Other guests are silent. Childless. Invisible.
Perfect food — healthy, fresh, delicious. Champagne. Lots of it. Staff materialize when needed, disappear just as surreptitiously.
When it all comes together the holiday is a beautiful thing.
You gaze at your husband, lolling on the lounger in the dappled shade of the palms and remember why you married him. How handsome he is. How cute his snoring and snuffling that, at home, drives you to earplugs and lying on your hands so as to resist grabbing his pillow and smothering him.
Sex happens daily. Sometimes you even instigate.
You read, snooze, handhold, share showers. Laugh, talk about things other than mortgages, kids, work.
Secret smiles. Bottom pinching.
When you arrive home after a holiday like this you’re set up to cope with real life for another year. Or a few days, at least.
However, flip the coin: 5-star resort; rain; wind; highly visible, disgruntled others. Nothing to do but play card games. You hate card games.
You’ve read all your books because the should-be-turquoise lagoon is turbid, swimming with slimy sea slugs enticed out to party by the torrential rain.
All you can think of as you gnash your teeth is how many thousands of dollars you’ve wasted in this hell bloody hole.
The flight home caps it off. It’s bumpy, the food beyond disgusting. Babies howl. The guy on your left in the row of three — you were supposed to be in a two-seat row — is making no attempt to conceal his various digestive disorders.
To your right is your sleeping husband. Why did you ever marry him? He can’t even look after the passports, and boy is he getting a tummy. When did he get so grey? At least your sharp elbow in his ribs halts the snoring.
Holidays. Blind faith. Can’t live with them. Can’t live without them.
— Deirdre Thurston
My youngest brother was a sick baby. As it is with trauma, the memories of my own life begin with him. The death alive in our house meant something had to end, and I’m grateful now it was our family and not my brother. We made it until his third Christmas; I was a crisp eight. It ended when I walked in the kitchen and found my parents crying — the brown gingham wall-paper an ugly backdrop for any scene.

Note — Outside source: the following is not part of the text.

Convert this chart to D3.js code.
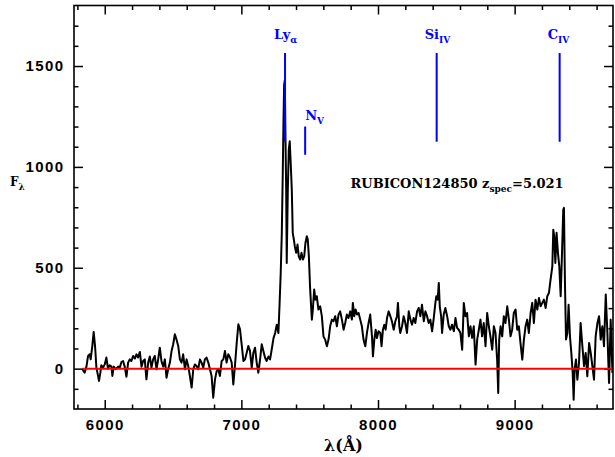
<!DOCTYPE html>
<html>
<head>
<meta charset="utf-8">
<script src="https://cdn.jsdelivr.net/npm/d3@7"></script>
<style>
  html, body { margin: 0; padding: 0; background: #fff; }
  svg { display: block; }
</style>
</head>
<body>
<svg id="chart" width="615" height="457"></svg>
<script>
// Observed-frame wavelength (Angstrom) of each spectral pixel
const wave = [
  5836, 5853, 5866, 5878, 5890, 5897, 5909, 5919, 5929, 5939, 5951, 5958, 5968, 5975, 5988,
  6000, 6012, 6024, 6036, 6049, 6056, 6066, 6080, 6098, 6110, 6122, 6134, 6146, 6159, 6171,
  6183, 6195, 6208, 6220, 6232, 6244, 6257, 6269, 6281, 6293, 6305, 6318, 6330, 6342, 6354,
  6366, 6379, 6391, 6403, 6415, 6428, 6440, 6452, 6464, 6477, 6489, 6501, 6513, 6525, 6538,
  6550, 6562, 6574, 6587, 6599, 6611, 6623, 6636, 6648, 6660, 6672, 6684, 6697, 6709, 6721,
  6733, 6745, 6758, 6770, 6782, 6794, 6807, 6819, 6831, 6843, 6856, 6868, 6880, 6892, 6904,
  6917, 6929, 6941, 6953, 6966, 6978, 6990, 7002, 7015, 7027, 7039, 7051, 7063, 7076, 7088,
  7100, 7112, 7124, 7137, 7149, 7161, 7173, 7185, 7198, 7210, 7222, 7235, 7247, 7259, 7271,
  7279, 7288, 7296, 7303, 7308, 7313, 7318, 7323, 7328, 7332, 7340, 7347, 7354, 7362, 7369,
  7376, 7384, 7391, 7401, 7411, 7420, 7430, 7440, 7450, 7460, 7469, 7479, 7486, 7494, 7503,
  7516, 7523, 7533, 7542, 7552, 7564, 7577, 7589, 7601, 7613, 7626, 7638, 7650, 7662, 7674,
  7687, 7699, 7711, 7723, 7736, 7748, 7760, 7772, 7784, 7797, 7809, 7816, 7826, 7836, 7846,
  7858, 7870, 7882, 7894, 7907, 7919, 7931, 7943, 7956, 7963, 7973, 7983, 7992, 8004, 8017,
  8026, 8036, 8046, 8056, 8066, 8078, 8090, 8102, 8115, 8127, 8139, 8146, 8156, 8163, 8176,
  8188, 8200, 8212, 8225, 8237, 8249, 8261, 8273, 8286, 8298, 8310, 8322, 8335, 8347, 8359,
  8371, 8383, 8396, 8408, 8420, 8427, 8437, 8445, 8452, 8462, 8469, 8481, 8493, 8506, 8518,
  8530, 8542, 8555, 8567, 8579, 8591, 8603, 8616, 8628, 8640, 8652, 8665, 8677, 8689, 8701,
  8714, 8726, 8738, 8750, 8762, 8774, 8787, 8799, 8811, 8823, 8836, 8848, 8860, 8872, 8880,
  8887, 8897, 8909, 8921, 8933, 8946, 8958, 8970, 8982, 8994, 9007, 9019, 9031, 9043, 9056,
  9068, 9080, 9092, 9104, 9117, 9129, 9141, 9153, 9166, 9178, 9190, 9202, 9214, 9227, 9239,
  9251, 9263, 9276, 9283, 9290, 9298, 9307, 9317, 9327, 9337, 9346, 9356, 9361, 9368, 9376,
  9386, 9395, 9405, 9415, 9425, 9432, 9439, 9449, 9459, 9471, 9483, 9496, 9508, 9520, 9532,
  9545, 9557, 9569, 9581, 9593, 9606, 9618, 9630, 9642, 9654, 9667, 9679, 9691, 9703, 9716
];

// Flux density F_lambda at each wavelength
const flux = [
  -3, -20, 10, 63, 71, 46, 112, 182, 112, 5, -36, -61, -20, 17, 5,
  21, 55, 0, 17, 10, -36, 10, -3, 10, 5, 33, 38, 10, -40, 30,
  46, 38, 63, 50, 71, 55, 83, 10, 38, 46, -53, 30, 60, 5, 46,
  63, -3, 46, 104, 38, 10, 46, -45, -3, 30, 88, 121, 170, 145, 112,
  46, 30, 71, -3, 46, 13, -36, -94, -3, 21, 13, -3, 46, 30, 5,
  46, 55, 30, -3, -36, -144, -53, -12, -3, -36, 38, 46, 88, 30, 71,
  55, 30, -78, 13, 129, 220, 195, 121, 38, 46, 79, 112, 88, 5, 79,
  104, 30, -20, 46, 121, 88, 55, 38, 60, 46, 95, 150, 177, 218, 177,
  309, 474, 673, 970, 1218, 1408, 1430, 1136, 888, 524, 888, 1086, 1127, 1003, 888,
  673, 640, 607, 574, 615, 557, 541, 574, 541, 557, 623, 656, 640, 557, 400,
  243, 292, 392, 342, 359, 293, 309, 260, 160, 144, 111, 144, 210, 243, 235,
  260, 210, 268, 284, 243, 193, 226, 268, 251, 284, 243, 326, 260, 293, 268,
  276, 243, 210, 144, 111, 177, 226, 268, 160, 61, 144, 193, 152, 185, 177,
  111, 193, 218, 193, 251, 284, 260, 235, 193, 235, 260, 326, 210, 177, 210,
  260, 226, 177, 284, 243, 218, 251, 226, 284, 301, 260, 317, 235, 284, 260,
  226, 243, 185, 251, 326, 359, 342, 425, 309, 260, 177, 268, 301, 260, 210,
  193, 218, 185, 251, 202, 193, 177, 94, 326, 260, 276, 160, 210, 152, 210,
  20, 144, 193, 243, 160, 226, 111, 276, 210, 160, 94, 210, 177, 45, -121,
  144, 210, 160, 260, 226, 309, 243, 160, 193, 276, 293, 193, 210, 127, 45,
  144, 210, 243, 177, 276, 326, 226, 342, 293, 350, 309, 326, 342, 301, 359,
  375, 441, 507, 689, 656, 524, 673, 574, 507, 359, 557, 788, 797, 441, 144,
  177, 317, 160, 78, -21, -154, -5, 45, -55, 28, 226, 111, 12, 78, -38,
  127, 78, 12, -55, 160, 226, 260, 144, 210, 111, 367, 177, -71, 243, -21
];

// Tick values
const xMajorTicks = [6000, 7000, 8000, 9000];
const yMajorTicks = [0, 500, 1000, 1500];

// Emission lines: rest-frame wavelengths and labels
const zSpec = 5.021;
const lineName = ["Ly", "N", "Si", "C"];
const lineSub = ["\u03B1", "V", "IV", "IV"];
const lineRest = [1215.67, 1240.14, 1400.0, 1549.5];
const lineTop = [1565, 1200, 1565, 1565];
const lineBottom = [1125, 1060, 1125, 1125];

const objectName = "RUBICON124850";

// ---------------------------------------------------------------
const svg = d3.select("#chart");
const L = 74, R = 613, T = 5.5, B = 409;

const x = d3.scaleLinear().domain([5775, 9720]).range([L, R]);
const y = d3.scaleLinear().domain([-200, 1800]).range([B, T]);

const xMinor = d3.range(5800, 9720, 200).filter(v => !xMajorTicks.includes(v));
const yMinor = d3.range(-100, 1800, 100).filter(v => !yMajorTicks.includes(v));

const tickFont = "Liberation Sans, Arial, sans-serif";
const serif = "DejaVu Serif, serif";

function styleAxis(g) {
  g.select(".domain").remove();
  g.selectAll(".tick line").attr("stroke", "#000").attr("stroke-width", 1.5);
  g.selectAll(".tick text")
    .attr("fill", "#000")
    .attr("font-family", tickFont)
    .attr("font-weight", "bold")
    .attr("font-size", 15)
    .attr("letter-spacing", 1.4);
}

// bottom axis
svg.append("g").attr("transform", `translate(0,${B})`)
  .call(d3.axisBottom(x).tickValues(xMajorTicks).tickSize(-9).tickPadding(10).tickFormat(d3.format("d")))
  .call(styleAxis);
svg.append("g").attr("transform", `translate(0,${B})`)
  .call(d3.axisBottom(x).tickValues(xMinor).tickSize(-4.5).tickFormat(""))
  .call(styleAxis);
// top axis (ticks only)
svg.append("g").attr("transform", `translate(0,${T})`)
  .call(d3.axisTop(x).tickValues(xMajorTicks).tickSize(-9).tickFormat(""))
  .call(styleAxis);
svg.append("g").attr("transform", `translate(0,${T})`)
  .call(d3.axisTop(x).tickValues(xMinor).tickSize(-4.5).tickFormat(""))
  .call(styleAxis);
// left axis
svg.append("g").attr("transform", `translate(${L},0)`)
  .call(d3.axisLeft(y).tickValues(yMajorTicks).tickSize(-9).tickPadding(9.5).tickFormat(d3.format("d")))
  .call(styleAxis);
svg.append("g").attr("transform", `translate(${L},0)`)
  .call(d3.axisLeft(y).tickValues(yMinor).tickSize(-4.5).tickFormat(""))
  .call(styleAxis);
// right axis (ticks only)
svg.append("g").attr("transform", `translate(${R},0)`)
  .call(d3.axisRight(y).tickValues(yMajorTicks).tickSize(-9).tickFormat(""))
  .call(styleAxis);
svg.append("g").attr("transform", `translate(${R},0)`)
  .call(d3.axisRight(y).tickValues(yMinor).tickSize(-4.5).tickFormat(""))
  .call(styleAxis);

// plot clip
svg.append("clipPath").attr("id", "plotclip")
  .append("rect").attr("x", L).attr("y", T).attr("width", R - L).attr("height", B - T);

const plot = svg.append("g").attr("clip-path", "url(#plotclip)");

// spectrum
const pts = wave.map((w, i) => [w, flux[i]]);
plot.append("path")
  .datum(pts)
  .attr("fill", "none")
  .attr("stroke", "#000")
  .attr("stroke-width", 2)
  .attr("stroke-linejoin", "round")
  .attr("d", d3.line().x(d => x(d[0])).y(d => y(d[1])));

// zero level
plot.append("line")
  .attr("x1", x(wave[0])).attr("x2", R)
  .attr("y1", y(0)).attr("y2", y(0))
  .attr("stroke", "#ff0000").attr("stroke-width", 2);

// emission line markers
const labelDx = [-11, 0, -12, -12];
const labelGap = [14, 7, 14, 14];
lineRest.forEach((rest, i) => {
  const xo = x(rest * (1 + zSpec));
  plot.append("line")
    .attr("x1", xo).attr("x2", xo)
    .attr("y1", y(lineTop[i])).attr("y2", y(lineBottom[i]))
    .attr("stroke", "#0000ff").attr("stroke-width", 2);
  const t = svg.append("text")
    .attr("x", xo + labelDx[i])
    .attr("y", y(lineTop[i]) - labelGap[i])
    .attr("fill", "#0000ff")
    .attr("font-family", serif)
    .attr("font-weight", "bold")
    .attr("font-size", 13);
  t.append("tspan").text(lineName[i]);
  t.append("tspan").attr("font-size", 9).attr("dy", 4).text(lineSub[i]);
});

// object annotation
const ann = svg.append("text")
  .attr("x", 350.5).attr("y", 188)
  .attr("fill", "#000")
  .attr("font-family", serif)
  .attr("font-weight", "bold")
  .attr("font-size", 13);
ann.append("tspan").text(objectName + " z");
ann.append("tspan").attr("font-size", 9).attr("dy", 4).text("spec");
ann.append("tspan").attr("dy", -4).text("=" + zSpec.toFixed(3));

// frame
svg.append("rect")
  .attr("x", L).attr("y", T).attr("width", R - L).attr("height", B - T)
  .attr("fill", "none").attr("stroke", "#000").attr("stroke-width", 1.6);

// axis titles
svg.append("text")
  .attr("x", (L + R) / 2).attr("y", 451)
  .attr("text-anchor", "middle")
  .attr("font-family", serif).attr("font-weight", "bold").attr("font-size", 16)
  .text("\u03BB(\u00C5)");

const yt = svg.append("text")
  .attr("x", 10).attr("y", 186)
  .attr("font-family", serif).attr("font-weight", "bold").attr("font-size", 12);
yt.append("tspan").text("F");
yt.append("tspan").attr("font-size", 9).attr("dy", 4).text("\u03BB");
</script>
</body>
</html>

We went into the living room and near the tree, they told us their news. It knocked an inch off my height. My dad assured me their separation was temporary and yet, within a year my mom had moved away with another man. He had two sons and soon they would have a daughter. The irony of leaving two sons and a daughter, to raise another two sons and a daughter, is fresh. I became a doctor, a lawyer, a girl-god of forgiveness. It’s either that, or I rage.
My step-mother dove into our cold soup with a slab of balm that soothes cracks. She came with a giant family, too — a fucking tribe — and so we made memories: Christmas trees so tall they wouldn’t stand; white wine cigarette smoked sausage casserole; diet-coke-stocked cooler on the patio; the white Levi’s phase; John Denver. Fourteen family members in exchange for one mother. It’s a gain. And yet. . .
If my heart stops I want an archaeologist. Who better to dig and hit the source of the bad blood — to study this line, which to my horror, shows a history of mothers who leave? Still, I want to be a mother. So the greatest lover and I tried, made a baby, and miscarried. Not to be defeated, the greatest lover and I made a second baby, and miscarried. We cried until there were no more tissues left in the world. When the doctor said ” Your new family is immanent,” it occurred to me: My children want me to prove I won’t give up — won’t leave — before they are even here. So the greatest lover and I begin again. I mean, it is Christmastime.
— Lissa Downey
I used to think suffering and grief, maybe even heartbreak and adversity, bestowed a kind of wisdom. That is bullshit. My daughter died two years ago, four days before Christmas. It was Winter Solstice when I found out she was dead after 38 weeks of pregnancy. It was the longest night of my life as I labored to birth a dead child. So long, in fact, I feel like it is still going on and on and on.
In winter, the world grieves. Persephone goes to the underworld, and her mother roams the earth mourning. I understand that instinct. I wanted to take all life with me as I grieved for my daughter. I wanted no celebration, no harvests, no bounties. In spite of it, or perhaps because of it, I have come to love this time of year. Or perhaps it is more accurate to say that I have never stopped loving this time of year. My grief season is the season of grief. It is sad, dark and lifeless. There is also joy here, in the nooks and crannies of the month. Juxtaposed against the grief, it makes me maniacally giddy. My grief feels so strange right now. Not quite there and not quite gone, like an emotional ghost of Christmas past. I can see and feel it, but I don’t always trust what it is. While there is no wisdom in daughter death, I do believe there is a freedom in pure vulnerability of grief and loss. And freedom brings a kind of wisdom.
By all rights, I should boycott the time between Thanksgiving and Christmas. Not only is it the time that my daughter died, almost every person I have loved who has died has done so between those two holidays. I have just come to a place of acceptance that the days around the holidays are just days, like all the rest of the days of the year, when people’s kids and their grandparents die. I had a horrible Christmas once. I feared I would never love the holidays again. But then they came and I baked. I cried. I sang songs. I watch the world go into hibernation. That felt like a little gift. Christmas will be hard at times, no doubt, but until it is, I am going to sprinkle my world with red and green sparkles.